Quarrels on Harmonic Theories in the Venetian Enlightenment View larger

Quarrels on Harmonic Theories in the Venetian Enlightenment

Author Patrizio Barbieri
Series Teorie Musicali
Nr. 5
Size 17×24, pp. XIV+372
Year 2020
ISBN 9788855430227

Price 40,00 €

In the second half of the 18th century the harmonic theories of the Venetian Enlightenment − its standard-bearers being Francesco Antonio Calegari, Francesco Antonio Vallotti and Giuseppe Tartini − aroused major quarrels at a European level, owing particularly to their inevitable collision with those of Jean-Baptiste Rameau, two of whose innovations in any case they had earlier discovered. These discoveries were unanimously judged as the pillars of modern harmony, i.e. that (1) any chord coincides harmonically with its inversion, and (2) the origin of the modern diatonic scale has to be identified in the consonant triads based on degrees I, IV, and V. Having fallen into oblivion starting from the very early 19th century, interest in the characters of this historical phase reawakened in the years 1945−1960, and this interest has developed and continued into the present century, with renewed attention to the contributions of Giordano Riccati, another important protagonist of the period, as well as of Alessandro Barca and Luigi Antonio Sabbatini. The present volume merges with this line of research, both by re-presenting − translated into English − some of the articles previously written by the author, and by presenting new studies and assessments in several critical sectors, as well as authors whose direct involvement in the harmonic debate at that time has so far been overlooked or undervalued, like that of Giuseppe Pizzati and Michele Stratico.
With regard to the overall organisation of the book, Part I, comprising six chapters, deals with theories on the basis of harmony and the generation of chords, i.e. those that best characterise the contribution of the Paduan School and Tartini. The five chapters of Part II, on the other hand, tackle the age-old problem of the theory of consonance, up to the innovative theory of Andrea Draghetti (1771) and, in his wake, that of Filippo Foderà (1831–37), a so-far-forgotten author who managed to calculate a continuous curve of consonances almost identical to the famous one produced in 1863 by Helmholtz.
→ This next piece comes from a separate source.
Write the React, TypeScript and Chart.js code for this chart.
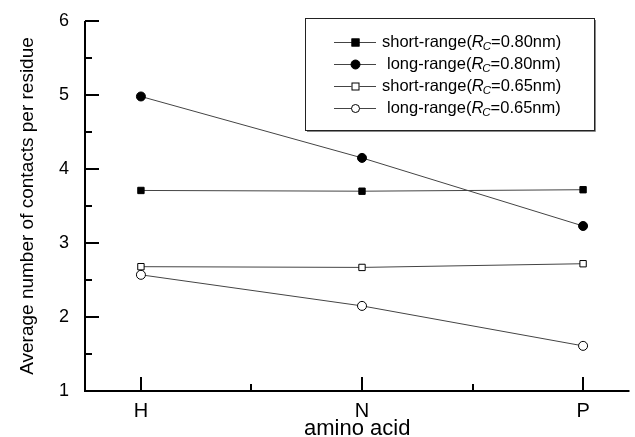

Patrizio Barbieri has taught history of musical theory, musical acoustics and applied acoustics at the University of Lecce, and historical organs at the Gregorian University of Rome. He has also lectured at the Laboratorio di acustica musicale e architettonica of the Fondazione Scuola di San Giorgio – CNR in Venice. He has published four books and about 130 articles, and was awarded the 2008 Frances Densmore Prize by the American Musical Instrument Society for the best article in English on musical instruments published in 2006–7.